For reasons that have as much to do with the length of time the film chooses to cover as the way the songs crop up and dominate scenes to the exclusion of all else – it makes sense; the songs are the things with which we have a deep and personal connection – ideas are thrown into the mix, cursorily or somewhat examined and discarded before we’ve even had time to draw breath.

That’s not to say they aren’t given due importance of some kind.

For instance, the tortured nature of Freddie’s relationship with his stern Parsi father (Ace Bhatti) is given a reasonable amount of time onscreen, although it is reduced to fractured scenes and an overuse of well-worn tropes.

Similarly we are given a window into Freddie’s dark and lonely life, a place enlivened by the concert performances which gave him vivacity and purpose and close friends like close friend and onetime wife Mary (Lucy Boynton) and his band family guitarist Brian May (Gwilym Lee), drummer Roger Taylor (Ben Hardy) and bass guitarist John Deacon (Joseph Mazzello), but which also lost its way in drugs, alcohol, endlessly partying and casual sex, particularly during his years with his personal manager and lover Paul Prenter, who gaslit his charge to the point where Freddie was isolated from everyone else in his life.

These and many other issues are given airtime and come with some hefty emotional baggage, again thanks to the depth and complexity of Malek’s portrayal, but they are also given short shrift too, almost glancing off the sides of the narrative before it moves remorselessly and yet feel-good engagingly on.

 

(image via IMP Awards)

 

It means that Bohemian Rhapsody is a bright but shallow effervescent delight that gives you a chance to relive everything that Queen meant to so many, and does it brilliantly well, but which at the same time, disappears almost as quickly as it first appeared.

The pity with the overall approach here is that what it does, it does very well.

You would have to have a heart of concrete and a soul of solid granite not to swept up in the heady rise and rise of Queen when they were selling out concerts around the world, releasing music that was quirky and out of the usual musical ruts and yet emotionally accessible and meaningful to so many.

If you’re happy to leave the film solely in that space, and many will be including yours truly (who’s also enjoys in-depth, excoriating biopics too), Bohemian Rhapsody is a gilt-edged joy, elevated by Malek as Mercury, songs so luminously catchy you end up singing them inside, and later outside, with joy you thought long lost, and the final 20 minute or so recreation of the Live Aid performance that is exquisitely and moving well recreated.

Not all films have to be penetrating excursions into the tortured life of this or that celebrity, and nor should they be, since sometimes it’s simply enough to remember and glory in what was, especially if it’s something you lived through directly.

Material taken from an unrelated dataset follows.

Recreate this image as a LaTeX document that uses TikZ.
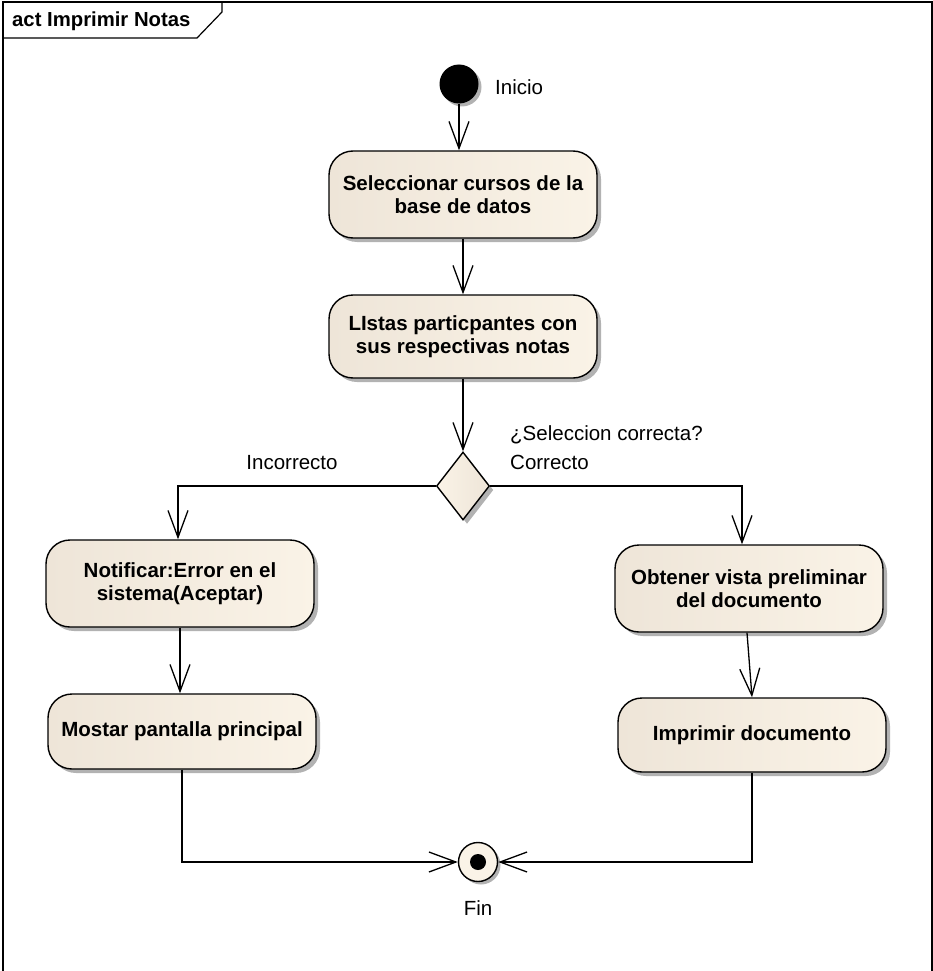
\documentclass[tikz,border=0pt]{standalone}
\usepackage{fontspec}
\setmainfont{Liberation Sans}
\usetikzlibrary{
	arrows.meta,
	shapes.geometric,
	shadows
}
\definecolor{BoxLeft}{RGB}{238,229,216}
\definecolor{BoxRight}{RGB}{250,243,231}
\definecolor{ShadowGray}{RGB}{178,178,178}

\tikzset{
	act/.style={draw, line width=1.4pt, rounded corners=24pt,
		left color=BoxLeft, right color=BoxRight,
		minimum width=268pt, inner sep=0pt, align=center,
		font=\fontsize{20.5}{23.5}\selectfont\bfseries,
		drop shadow={shadow xshift=4pt, shadow yshift=-4pt, fill=ShadowGray, opacity=1}},
	flow/.style={line width=1.3pt, -{Straight Barb[length=27pt, width=20pt, line width=1.3pt]}},
	lbl/.style={font=\fontsize{20.5}{24}\selectfont, inner sep=0pt}
}

\begin{document}
\begin{tikzpicture}[x=1pt, y=-1pt]
		\useasboundingbox (0,0) rectangle (933,971);
		% frame and tab
		\draw[line width=1.2pt] (3,980) -- (3,2) -- (932,2) -- (932,980);
		\draw[line width=1.2pt] (3,38) -- (197,38) -- (222,12) -- (222,2);
		\node[anchor=west, inner sep=0pt, font=\fontsize{20.3}{24}\selectfont\bfseries] (title) at (12,21) {act Imprimir Notas};
		% start and end
		\node[circle, fill=black, minimum size=39pt, inner sep=0pt,
			drop shadow={shadow xshift=3pt, shadow yshift=-3pt, fill=ShadowGray, opacity=1}] (start) at (459,84) {};
		\node[lbl, anchor=west] (inicio) at (495,87) {Inicio};
		\node[circle, draw, line width=1.4pt, fill=BoxRight, minimum size=39pt, inner sep=0pt,
			drop shadow={shadow xshift=3pt, shadow yshift=-3pt, fill=ShadowGray, opacity=1}] (fin) at (478,862) {};
		\fill (fin.center) circle (8pt);
		\node[lbl] (finlbl) at (478,908) {Fin};
		% actions
		\node[act, minimum height=87pt] (sel) at (463,194.5) {Seleccionar cursos de la\\base de datos};
		\node[act, minimum height=83pt] (list) at (463,336.5) {LIstas particpantes con\\sus respectivas notas};
		\node[diamond, draw, line width=1.4pt, left color=BoxRight, right color=BoxLeft,
			minimum width=53pt, minimum height=68pt, inner sep=0pt,
			drop shadow={shadow xshift=4pt, shadow yshift=-4pt, fill=ShadowGray, opacity=1}] (dec) at (463,486) {};
		\node[act, minimum height=87pt] (err) at (180,583.5) {Notificar:Error en el\\sistema(Aceptar)};
		\node[act, minimum height=87pt] (prev) at (749,588.5) {Obtener vista preliminar\\del documento};
		\node[act, minimum height=75pt] (main) at (182,731.5) {Mostar pantalla principal};
		\node[act, minimum height=74pt] (print) at (752,735) {Imprimir documento};
		% guard labels
		\node[lbl, anchor=west] (guard) at (510,435) {¿Seleccion correcta?};
		\node[lbl, anchor=west] (ok) at (510,462) {Correcto};
		\node[lbl] (bad) at (292,463) {Incorrecto};
		% flows
		\draw[flow] (start) -- (start |- sel.north);
		\draw[flow] (sel) -- (list);
		\draw[flow] (list) -- (dec.north);
		\draw[flow] (dec.west) -| ([xshift=-2pt]err.north);
		\draw[flow] (dec.east) -| ([xshift=-7pt]prev.north);
		\draw[flow] (err.south) -- (err.south |- main.north);
		\draw[flow] ([xshift=-2pt]prev.south) -- (print.north);
		\draw[flow] (main.south) |- (fin.west);
		\draw[flow] (print.south) |- (fin.east);
\end{tikzpicture}
\end{document}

Where Bohemian Rhapsody probably errs is that it seems to want to be richer, darker and deeper, and hints it will go that way only to pull back, straddling two kinds of biopics and only doing justice to the one. (On this note, there is nothing wrong with just being an escapist, diversionary biopic; the “sin” of the film is probably simply attempting to be all things to all people.)

This will likely leave a sizable number of people feeling bereft and a little robbed, and in one sense you can understand where they’re coming from, but in the end Bohemian Rhapsody is designed primarily as an uplifting trip into yesteryear and you are likely best staying solely in that place and not wondering what is hinted at and might have been.